Le droit à l’erreur en matière fiscale en Belgique : une évolution attendue

Introduction

Face à la complexité croissante des obligations déclaratives, le législateur s’efforce d’instaurer une relation plus équilibrée entre contribuables et administration. C’est dans ce cadre qu’est apparue la notion de droit à l’erreur en matière fiscale.
Cette volonté politique se reflète désormais dans les projets législatifs en cours et soulève une question centrale : quelles seront les implications concrètes, notamment sur les mécanismes de déduction prévus à l’article 206 du CIR 1992 ?

1. Qu’est-ce que le droit à l’erreur en matière fiscale ?

Le droit à l’erreur désigne la possibilité pour un contribuable de rectifier spontanément une déclaration fiscale erronée, sans encourir automatiquement une amende ni un accroissement d’impôt, pour autant qu’il agisse de bonne foi. Il s’agit d’une avancée dans l’optique d’une fiscalité plus pédagogique que répressive.

En pratique, cela signifie :

  • correction possible sans sanction si l’administration n’a pas encore entamé de contrôle ;

  • nécessité que l’erreur ne soit ni répétée ni frauduleuse ;

  • encouragement à la transparence volontaire.

2. Position actuelle du Ministre des Finances

Le 28 mai 2025, le ministre des Finances a présenté un projet de loi-programme à la Chambre, introduisant une réforme significative. Cette dernière prévoit notamment la suppression de l’accroissement d’impôt de 10 % en cas de première infraction commise de bonne foi.

Ce changement marque un tournant majeur :

  • Il inverse la logique actuelle, en présumant la bonne foi du contribuable, sauf preuve contraire ;

  • Il s’inscrit dans une volonté de renforcer la confiance entre contribuables et administration ;

  • Il répond aux revendications formulées par des organismes qui plaidaient pour une reconnaissance formelle du droit à l’erreur.

L’entrée en vigueur de cette mesure est prévue pour le 1er juillet 2025, sous réserve de l’adoption définitive du texte.

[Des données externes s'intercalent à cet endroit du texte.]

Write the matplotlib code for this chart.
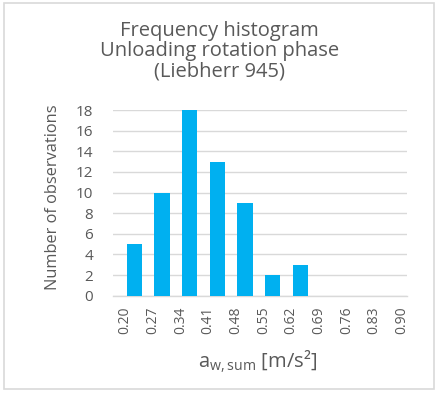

3. Incidence potentielle sur l’article 206 CIR 1992

Lien indirect avec l’article 206/3, §1er CIR 92

Bien que le droit à l’erreur ne modifie pas directement l’article 206 CIR 1992, il peut en atténuer les effets. En effet, l’article 206/3, §1er (ancien article 207, al. 7) prévoit que certaines déductions, telles que les pertes professionnelles reportées, ne peuvent pas être imputées sur les résultats rectifiés lorsqu’un accroissement d’impôt d’au moins 10 % est appliqué.

Par conséquent :

  • même une erreur involontaire peut, en cas de sanction, empêcher l’imputation des pertes ;
  • la suppression de l’accroissement de 10 % pour les erreurs de bonne foi permettrait de conserver cette faculté d’imputation, en cas de correction spontanée.

Sécurité juridique accrue

La réforme en cours renforcerait ainsi :

  • la sécurité juridique des entreprises ;

  • le caractère prévisible des conséquences fiscales d’une régularisation volontaire ;

  • la distinction claire entre l’erreur humaine et la fraude fiscale.

4. Bonnes pratiques pour les contribuables

Afin de bénéficier pleinement du droit à l’erreur, les contribuables doivent :

  • agir spontanément, avant tout contrôle ;

  • être en mesure de démontrer leur bonne foi ;

  • documenter la correction et conserver les preuves justificatives ;

Conclusion

Le droit à l’erreur en matière fiscale, longtemps revendiqué, semble désormais en voie de reconnaissance législative. Si la réforme est adoptée, elle permettra non seulement d’éviter des sanctions injustes, mais aussi de préserver des mécanismes fiscaux importants tels que l’imputation des pertes antérieures (article 206 CIR 92). Une évolution salutaire pour une fiscalité plus juste, plus humaine et mieux comprise.